In 2006, John Kestle, MD, started the Hydrocephalus Clinical Research Network (HCRN) to promote collaboration between providers and find new solutions to help children with hydrocephalus. The goal of the network is to explore ways to treat patients that will lead to longer, less difficult lives than is possible at present.


The current prevailing treatment method, shunting excess cerebrospinal fluid to another location in the body, works well and improves lives, but it does come with some drawbacks that Kestle and the rest of the HCRN want to resolve, whether through innovation or updates to current methods. Shunt use began in the 1940s, rose in popularity through the 60s, and continues today. Unfortunately, shunts are often prohibitively expensive, costing thousands of dollars. There is also a significant risk of infection that comes with implanting foreign substances in the body; shunts are life-time implants that can be difficult to manage both for parents and for patients as they age. And, probably most influential in the pursuit of new treatment methods: a shunt will nearly always fail. In fact, 40–50% fail within 2 years of placement, and 80–90% fail within 10 years. On average, shunts will malfunction 2–3 times and require multiple operations over the course of a patient’s life. 

In the early 2000s, Benjamin Warf, MD, was working on hydrocephalus cases in Uganda and became concerned about treating children with shunts in rural areas where access to care is not guaranteed. He knew that children who experienced shunt failure might die before reaching a clinic that could address the failure, so he began looking for other treatment solutions.


Dr. Warf decided to combine two well-known procedures to treat hydrocephalus in a novel way: endoscopic third ventriculostomy (in which an opening is created in the floor of the third ventricle to allow cerebrospinal fluid to drain) and choroid plexus cauterization (which decreases the amount of cerebrospinal fluid produced). The combination of these two procedures (known as ETV+CPC) allows patients to avoid the excessive cost of shunt placement and is associated with lower risk, especially as patients age. This method has now been used to treat many children (approximately 800 infants per year) in Uganda and surrounding countries. 

While it’s incredible to see a new treatment method develop in a low-income country and then spread to the rest of the world, these methods cannot be immediately applied in the United States because most cases of hydrocephalus in Uganda stem from infection from meningitis whereas most cases in the US are congenital. It is also unclear whether the cognitive outcome of patients after ETV+CPC is equivalent to that of patients who have had a shunt placed.

John Kestle, MD, in the OR

Therefore, in 2019, Dr. Kestle applied for and received an almost $10 million grant to continue studying hydrocephalus with the HCRN and to perform a trial based on the research done by Dr. Warf in Uganda. The primary questions Dr. Kestle hopes to answer during the course of the trial are 1) do the results seen by Dr.

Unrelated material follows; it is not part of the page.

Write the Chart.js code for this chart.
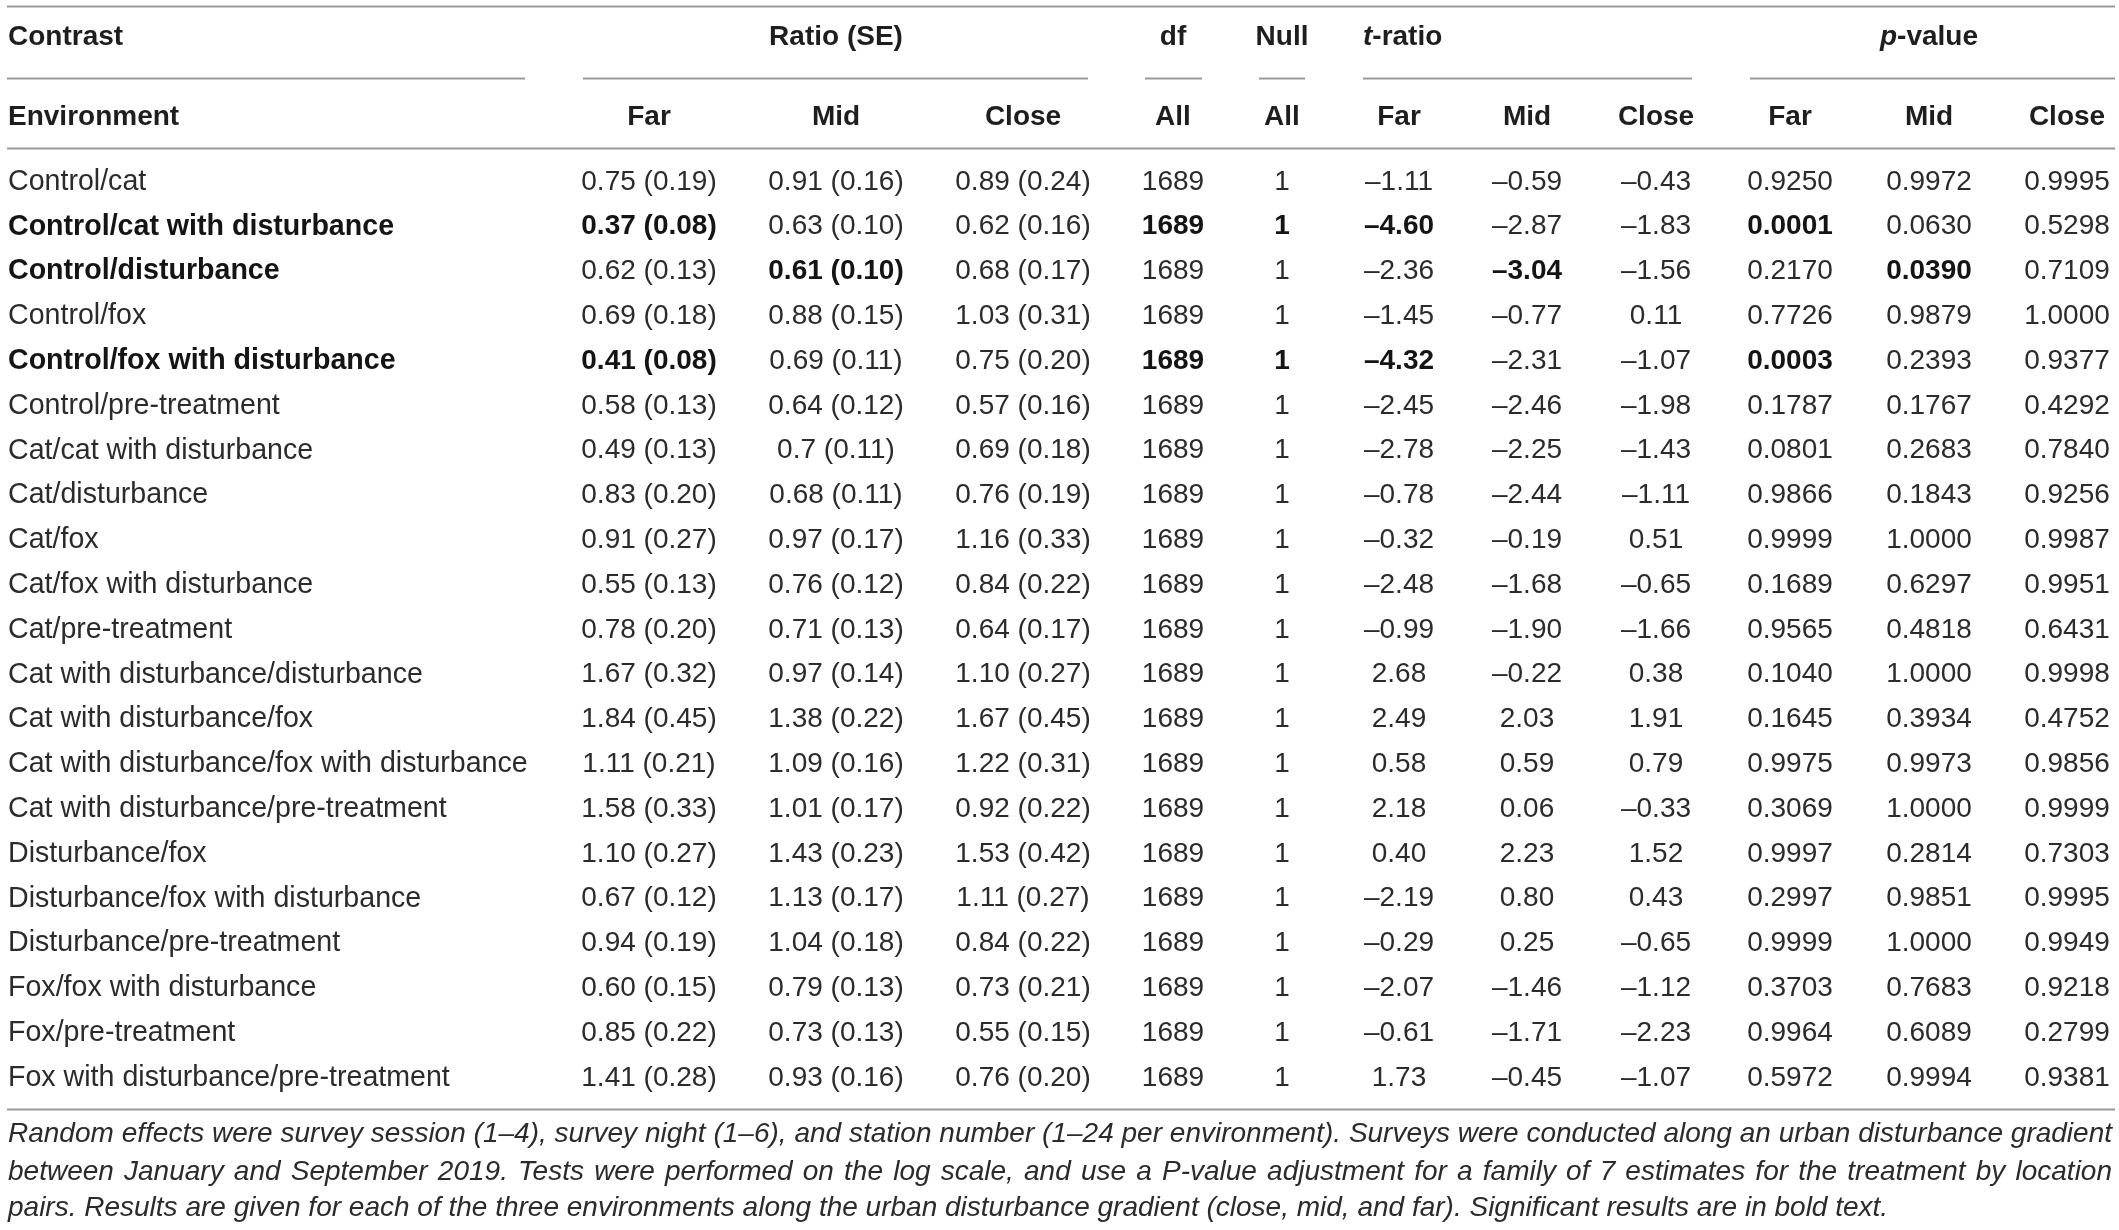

Warf translate to a patient population with congenital hydrocephalus rather than post-infection hydrocephalus, 2) will the enlarged ventricles (which studies show do not shrink after ETV+CPC) cause problems as the child grows, and 3) as patients age and are more removed from the initial surgery, will they continue to see outcomes as good as or better than the outcomes seen with shunting over the past 80 years?

The trial runs from September 2019 through August 2027 and is approximately halfway through accrual. Patients are monitored for up to 5 years (with a 1-year minimum follow-up) after their first treatment for hydrocephalus. Although the trial is not complete and outcomes are still being determined, we’re proud to have Dr. Kestle at the forefront of this research in the US and excited to see the progression of this work as patients age and it can be determined whether the long-term outcomes of this surgery will be better than those of shunting.